=== DATASET SECTION ===
----
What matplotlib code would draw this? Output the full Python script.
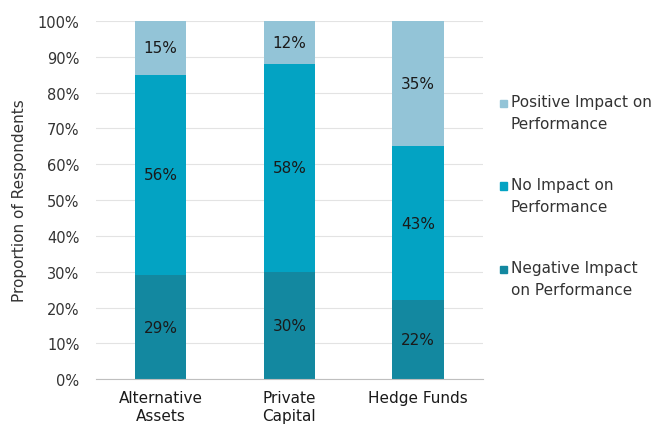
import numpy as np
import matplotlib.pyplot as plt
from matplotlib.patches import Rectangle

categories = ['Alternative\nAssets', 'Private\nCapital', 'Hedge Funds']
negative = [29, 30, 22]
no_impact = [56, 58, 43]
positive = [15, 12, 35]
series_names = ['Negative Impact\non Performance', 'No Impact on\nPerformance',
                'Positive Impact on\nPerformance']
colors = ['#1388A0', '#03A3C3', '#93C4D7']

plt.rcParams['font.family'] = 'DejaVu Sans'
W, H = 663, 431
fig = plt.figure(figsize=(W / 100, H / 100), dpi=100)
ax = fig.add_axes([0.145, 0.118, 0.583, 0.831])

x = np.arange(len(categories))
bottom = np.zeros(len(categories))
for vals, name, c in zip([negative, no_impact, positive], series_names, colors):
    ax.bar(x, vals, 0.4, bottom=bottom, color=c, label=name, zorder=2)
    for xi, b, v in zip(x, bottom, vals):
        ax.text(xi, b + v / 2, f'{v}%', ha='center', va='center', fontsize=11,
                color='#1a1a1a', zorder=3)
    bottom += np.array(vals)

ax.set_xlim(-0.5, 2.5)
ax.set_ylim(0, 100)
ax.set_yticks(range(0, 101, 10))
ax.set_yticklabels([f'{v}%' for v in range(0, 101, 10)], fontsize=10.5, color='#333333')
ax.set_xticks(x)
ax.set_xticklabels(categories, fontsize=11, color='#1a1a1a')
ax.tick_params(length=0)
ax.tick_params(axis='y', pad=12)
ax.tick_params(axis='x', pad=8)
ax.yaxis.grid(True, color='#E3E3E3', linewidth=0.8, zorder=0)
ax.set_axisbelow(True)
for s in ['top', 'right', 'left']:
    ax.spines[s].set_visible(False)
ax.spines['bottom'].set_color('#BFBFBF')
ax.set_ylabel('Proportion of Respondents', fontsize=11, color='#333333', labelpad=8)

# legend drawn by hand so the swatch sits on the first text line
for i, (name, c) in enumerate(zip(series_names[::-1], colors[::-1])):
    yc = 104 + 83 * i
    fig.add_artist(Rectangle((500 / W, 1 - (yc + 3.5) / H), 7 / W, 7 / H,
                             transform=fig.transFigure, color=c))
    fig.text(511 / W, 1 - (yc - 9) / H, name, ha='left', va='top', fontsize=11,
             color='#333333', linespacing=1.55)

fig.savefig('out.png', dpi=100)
----
=== DIRECTIONS FOR THIS TASK ===
Leave out any pictures, please, and quote only the lines from the top of the data through the line that contains "from matplotlib.patches import Rectangle".

=== FINAL ANSWER ===
What matplotlib code would draw this? Output the full Python script.
import numpy as np
import matplotlib.pyplot as plt
from matplotlib.patches import Rectangle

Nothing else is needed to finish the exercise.